Typically read-ahead is a loss if you are able to get large allocations on
disk, since you can get at least seek_rate * chunk_size throughput from the
disks even with random IO at that size. With 1MB allocations and 7200 RPM drives this works out to be about 150MB/s, which is close to the throughput
of these drive already.
Cheers, Andreas
> Shadow entries ignored on allocation -- recently evicted page is not
> promoted to active list. Not sure if current workingset logic is adequate
> for huge pages. On eviction, we split the huge page and setup 4k shadow
> entries as usual.
>
> Unlike tmpfs, ext4 makes use of tags in radix-tree.
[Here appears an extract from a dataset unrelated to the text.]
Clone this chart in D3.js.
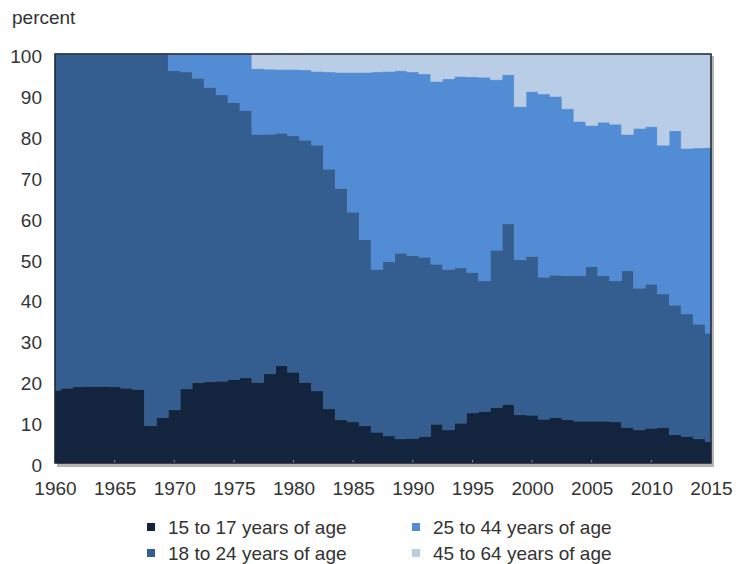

The approach I used
> for tmpfs -- 512 entries in radix-tree per-hugepages -- doesn't work well
> if we want to have coherent view on tags. So the first 8 patches of the
> patchset converts tmpfs to use multi-order entries in radix-tree.
> The same infrastructure used for ext4.
>
> Encryption doesn't handle huge pages yet. To avoid regressions we just
> disable huge pages for the inode if it has EXT4_INODE_ENCRYPT.
>
> With this version I don't see any xfstests regressions with huge pages enabled.
> Patch with new configurations for xfstests-bld is below.
>
> Tested with 4k, 1k, encryption and bigalloc. All with and without
> huge=always. I think it's reasonable coverage.
>
> The patchset is also in git:
>
> git://git.kernel.org/pub/scm/linux/kernel/git/kas/linux.git hugeext4/v2
>
> Please review and consider applying.